* TASK DETAILS
Leave the pictures out, and output exactly the lines from the one containing "Emit a Python" through the one containing "0.0015, 0.0013, 0.0016, 0.0006, 0.0006, 0.0002, 0.0008]".

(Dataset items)
● ● ●
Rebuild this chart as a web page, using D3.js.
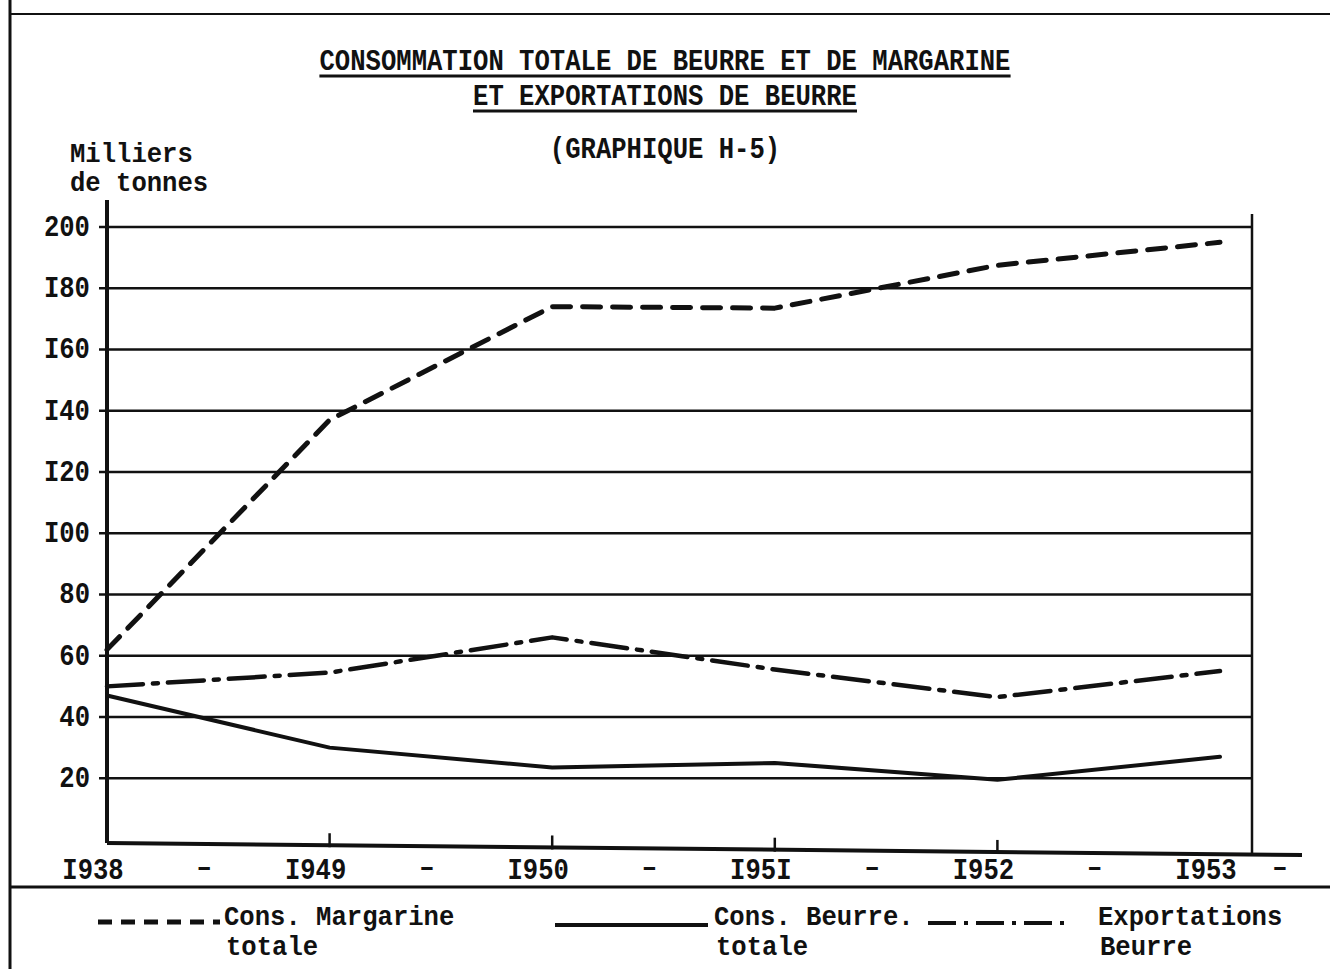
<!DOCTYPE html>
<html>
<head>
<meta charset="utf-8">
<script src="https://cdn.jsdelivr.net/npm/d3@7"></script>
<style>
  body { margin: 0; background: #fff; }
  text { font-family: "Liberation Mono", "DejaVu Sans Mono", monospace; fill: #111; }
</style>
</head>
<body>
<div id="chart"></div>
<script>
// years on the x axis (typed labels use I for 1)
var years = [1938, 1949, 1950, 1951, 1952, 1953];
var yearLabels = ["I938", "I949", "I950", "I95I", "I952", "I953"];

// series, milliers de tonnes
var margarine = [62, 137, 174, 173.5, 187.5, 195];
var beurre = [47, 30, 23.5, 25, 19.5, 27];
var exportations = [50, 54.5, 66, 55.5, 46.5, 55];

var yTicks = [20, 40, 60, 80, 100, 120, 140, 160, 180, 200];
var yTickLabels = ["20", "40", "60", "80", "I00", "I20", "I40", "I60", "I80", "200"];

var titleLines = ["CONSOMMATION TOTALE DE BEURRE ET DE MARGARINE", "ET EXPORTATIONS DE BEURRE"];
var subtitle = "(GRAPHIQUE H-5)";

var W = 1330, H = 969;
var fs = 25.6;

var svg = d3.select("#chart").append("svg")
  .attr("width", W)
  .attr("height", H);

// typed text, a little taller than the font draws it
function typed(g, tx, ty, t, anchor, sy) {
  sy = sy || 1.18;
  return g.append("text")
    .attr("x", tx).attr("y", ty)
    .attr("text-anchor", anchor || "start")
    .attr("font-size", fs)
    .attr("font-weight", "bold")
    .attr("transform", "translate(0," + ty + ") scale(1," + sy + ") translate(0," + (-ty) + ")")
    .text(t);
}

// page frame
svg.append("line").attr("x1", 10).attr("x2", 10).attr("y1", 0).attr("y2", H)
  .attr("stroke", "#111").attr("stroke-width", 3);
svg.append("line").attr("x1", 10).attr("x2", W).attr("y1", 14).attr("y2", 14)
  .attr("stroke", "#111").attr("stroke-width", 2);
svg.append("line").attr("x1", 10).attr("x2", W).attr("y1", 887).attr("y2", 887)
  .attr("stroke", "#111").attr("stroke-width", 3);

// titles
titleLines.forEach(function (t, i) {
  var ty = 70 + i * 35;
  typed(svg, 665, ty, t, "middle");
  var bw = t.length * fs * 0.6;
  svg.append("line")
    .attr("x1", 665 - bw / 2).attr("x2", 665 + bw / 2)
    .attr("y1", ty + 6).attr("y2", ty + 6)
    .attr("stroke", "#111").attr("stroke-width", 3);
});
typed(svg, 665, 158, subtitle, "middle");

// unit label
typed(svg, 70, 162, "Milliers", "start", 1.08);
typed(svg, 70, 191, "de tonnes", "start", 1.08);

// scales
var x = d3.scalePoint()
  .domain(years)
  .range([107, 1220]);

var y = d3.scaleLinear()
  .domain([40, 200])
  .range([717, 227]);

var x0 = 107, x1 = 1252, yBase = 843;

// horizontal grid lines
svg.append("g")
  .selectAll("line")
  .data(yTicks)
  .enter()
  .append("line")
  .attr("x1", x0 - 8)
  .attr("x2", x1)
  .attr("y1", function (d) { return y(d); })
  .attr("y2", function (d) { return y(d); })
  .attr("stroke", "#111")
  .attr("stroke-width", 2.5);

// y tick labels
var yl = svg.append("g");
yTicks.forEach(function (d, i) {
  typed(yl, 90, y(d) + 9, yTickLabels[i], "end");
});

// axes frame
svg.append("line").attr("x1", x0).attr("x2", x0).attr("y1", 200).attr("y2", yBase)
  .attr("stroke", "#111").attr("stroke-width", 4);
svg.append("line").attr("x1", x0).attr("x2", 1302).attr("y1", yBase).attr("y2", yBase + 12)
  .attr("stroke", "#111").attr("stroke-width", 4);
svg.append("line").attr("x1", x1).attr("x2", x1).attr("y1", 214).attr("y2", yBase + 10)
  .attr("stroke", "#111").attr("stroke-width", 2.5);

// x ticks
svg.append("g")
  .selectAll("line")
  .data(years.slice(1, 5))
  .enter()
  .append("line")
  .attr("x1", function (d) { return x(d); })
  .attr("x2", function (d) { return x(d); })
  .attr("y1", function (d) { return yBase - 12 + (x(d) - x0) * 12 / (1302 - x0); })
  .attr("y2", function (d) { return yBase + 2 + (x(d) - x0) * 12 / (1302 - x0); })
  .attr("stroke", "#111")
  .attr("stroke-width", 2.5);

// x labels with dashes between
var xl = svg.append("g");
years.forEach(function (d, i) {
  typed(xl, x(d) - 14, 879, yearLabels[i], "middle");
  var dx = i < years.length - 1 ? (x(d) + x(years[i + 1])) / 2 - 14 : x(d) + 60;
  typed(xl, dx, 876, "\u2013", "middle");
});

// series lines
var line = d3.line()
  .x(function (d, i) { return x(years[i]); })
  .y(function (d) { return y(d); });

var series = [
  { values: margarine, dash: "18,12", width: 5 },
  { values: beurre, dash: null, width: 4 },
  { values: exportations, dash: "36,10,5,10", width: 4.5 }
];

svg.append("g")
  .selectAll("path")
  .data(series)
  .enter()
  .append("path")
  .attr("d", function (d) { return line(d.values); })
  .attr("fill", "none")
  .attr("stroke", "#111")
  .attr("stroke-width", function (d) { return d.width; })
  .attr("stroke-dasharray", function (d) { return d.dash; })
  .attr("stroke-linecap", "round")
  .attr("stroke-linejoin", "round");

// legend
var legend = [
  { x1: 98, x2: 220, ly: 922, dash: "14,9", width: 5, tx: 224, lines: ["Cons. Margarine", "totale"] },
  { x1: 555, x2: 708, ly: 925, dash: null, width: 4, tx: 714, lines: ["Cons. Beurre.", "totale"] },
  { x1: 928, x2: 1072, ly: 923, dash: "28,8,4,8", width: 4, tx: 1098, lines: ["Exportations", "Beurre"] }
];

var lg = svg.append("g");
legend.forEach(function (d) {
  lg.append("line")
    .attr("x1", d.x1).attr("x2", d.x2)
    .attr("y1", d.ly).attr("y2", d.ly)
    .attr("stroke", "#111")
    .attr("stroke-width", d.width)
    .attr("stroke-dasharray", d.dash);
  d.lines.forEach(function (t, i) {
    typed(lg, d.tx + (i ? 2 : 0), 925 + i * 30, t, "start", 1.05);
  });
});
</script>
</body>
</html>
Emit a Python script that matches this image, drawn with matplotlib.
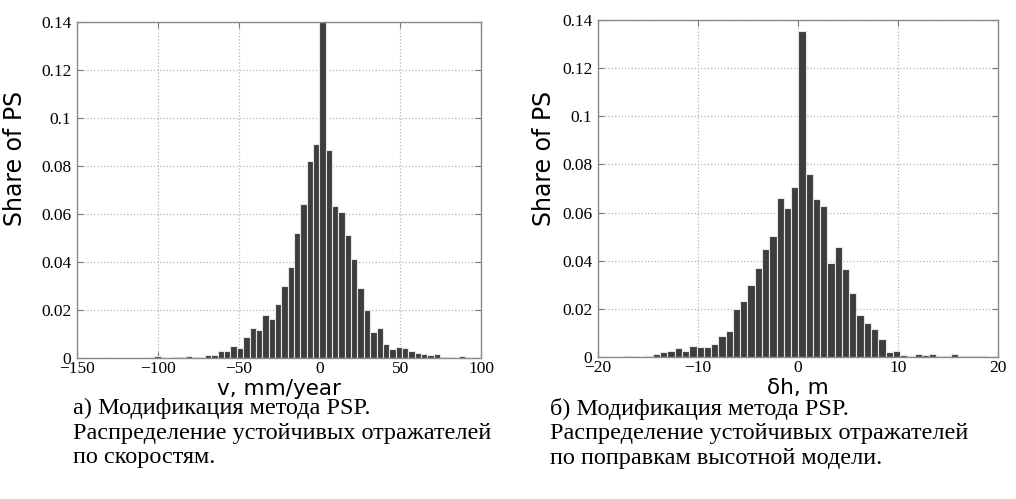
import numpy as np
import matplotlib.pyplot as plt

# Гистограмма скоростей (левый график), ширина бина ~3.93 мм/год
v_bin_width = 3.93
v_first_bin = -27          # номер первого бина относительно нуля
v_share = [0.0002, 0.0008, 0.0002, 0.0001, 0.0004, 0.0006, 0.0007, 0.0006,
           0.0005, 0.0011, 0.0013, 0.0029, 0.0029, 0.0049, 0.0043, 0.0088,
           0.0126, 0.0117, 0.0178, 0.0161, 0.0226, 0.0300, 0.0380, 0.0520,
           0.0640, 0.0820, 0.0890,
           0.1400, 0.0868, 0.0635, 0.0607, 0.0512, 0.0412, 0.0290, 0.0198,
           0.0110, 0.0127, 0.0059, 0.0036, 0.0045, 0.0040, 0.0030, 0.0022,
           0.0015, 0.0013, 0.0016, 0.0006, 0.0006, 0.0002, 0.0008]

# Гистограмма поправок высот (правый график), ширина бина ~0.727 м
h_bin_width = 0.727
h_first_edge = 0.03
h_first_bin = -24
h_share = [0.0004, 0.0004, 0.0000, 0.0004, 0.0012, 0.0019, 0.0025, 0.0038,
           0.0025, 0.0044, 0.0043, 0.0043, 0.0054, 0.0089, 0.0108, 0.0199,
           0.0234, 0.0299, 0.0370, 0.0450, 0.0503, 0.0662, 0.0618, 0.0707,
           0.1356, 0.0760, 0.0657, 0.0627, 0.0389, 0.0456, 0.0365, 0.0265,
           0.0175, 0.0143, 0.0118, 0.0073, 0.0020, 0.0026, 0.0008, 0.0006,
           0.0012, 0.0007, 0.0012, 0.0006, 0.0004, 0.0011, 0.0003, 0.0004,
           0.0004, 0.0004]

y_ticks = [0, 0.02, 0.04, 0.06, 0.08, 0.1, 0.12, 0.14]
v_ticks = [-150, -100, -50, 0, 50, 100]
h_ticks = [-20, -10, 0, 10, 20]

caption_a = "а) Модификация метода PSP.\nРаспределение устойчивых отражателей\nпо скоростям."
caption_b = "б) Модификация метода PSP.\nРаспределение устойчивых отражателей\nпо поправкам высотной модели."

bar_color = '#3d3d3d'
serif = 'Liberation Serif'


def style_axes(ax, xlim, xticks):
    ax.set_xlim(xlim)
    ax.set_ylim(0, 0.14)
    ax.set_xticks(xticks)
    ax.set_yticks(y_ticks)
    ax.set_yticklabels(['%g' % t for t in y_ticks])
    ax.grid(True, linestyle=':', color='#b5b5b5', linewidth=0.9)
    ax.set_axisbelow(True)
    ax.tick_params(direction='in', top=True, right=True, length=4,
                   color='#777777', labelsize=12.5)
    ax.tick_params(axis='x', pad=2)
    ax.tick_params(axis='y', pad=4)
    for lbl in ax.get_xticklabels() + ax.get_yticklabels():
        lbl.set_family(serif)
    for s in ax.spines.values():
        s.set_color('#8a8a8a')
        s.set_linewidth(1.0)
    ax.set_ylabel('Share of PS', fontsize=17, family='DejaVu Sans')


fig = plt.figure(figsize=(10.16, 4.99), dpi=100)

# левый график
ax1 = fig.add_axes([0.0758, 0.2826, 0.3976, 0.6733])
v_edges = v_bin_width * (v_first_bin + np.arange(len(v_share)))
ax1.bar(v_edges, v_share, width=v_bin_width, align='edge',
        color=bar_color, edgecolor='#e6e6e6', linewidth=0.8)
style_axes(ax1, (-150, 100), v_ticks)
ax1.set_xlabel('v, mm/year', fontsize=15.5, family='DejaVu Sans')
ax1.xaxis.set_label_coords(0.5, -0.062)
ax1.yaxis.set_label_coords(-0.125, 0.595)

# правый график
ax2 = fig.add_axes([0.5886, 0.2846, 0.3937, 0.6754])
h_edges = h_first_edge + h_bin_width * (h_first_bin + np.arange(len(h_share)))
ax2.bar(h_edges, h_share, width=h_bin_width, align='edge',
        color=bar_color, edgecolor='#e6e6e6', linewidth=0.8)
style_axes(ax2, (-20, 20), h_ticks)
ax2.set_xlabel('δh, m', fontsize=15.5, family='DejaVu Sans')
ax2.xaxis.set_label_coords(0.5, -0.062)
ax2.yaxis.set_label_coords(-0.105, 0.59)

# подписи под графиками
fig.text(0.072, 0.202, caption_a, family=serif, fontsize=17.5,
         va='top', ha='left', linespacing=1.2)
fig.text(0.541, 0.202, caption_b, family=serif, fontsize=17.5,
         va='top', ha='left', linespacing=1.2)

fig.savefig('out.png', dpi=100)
● ● ●
* RESULT
Emit a Python script that matches this image, drawn with matplotlib.
import numpy as np
import matplotlib.pyplot as plt

# Гистограмма скоростей (левый график), ширина бина ~3.93 мм/год
v_bin_width = 3.93
v_first_bin = -27          # номер первого бина относительно нуля
v_share = [0.0002, 0.0008, 0.0002, 0.0001, 0.0004, 0.0006, 0.0007, 0.0006,
           0.0005, 0.0011, 0.0013, 0.0029, 0.0029, 0.0049, 0.0043, 0.0088,
           0.0126, 0.0117, 0.0178, 0.0161, 0.0226, 0.0300, 0.0380, 0.0520,
           0.0640, 0.0820, 0.0890,
           0.1400, 0.0868, 0.0635, 0.0607, 0.0512, 0.0412, 0.0290, 0.0198,
           0.0110, 0.0127, 0.0059, 0.0036, 0.0045, 0.0040, 0.0030, 0.0022,
           0.0015, 0.0013, 0.0016, 0.0006, 0.0006, 0.0002, 0.0008]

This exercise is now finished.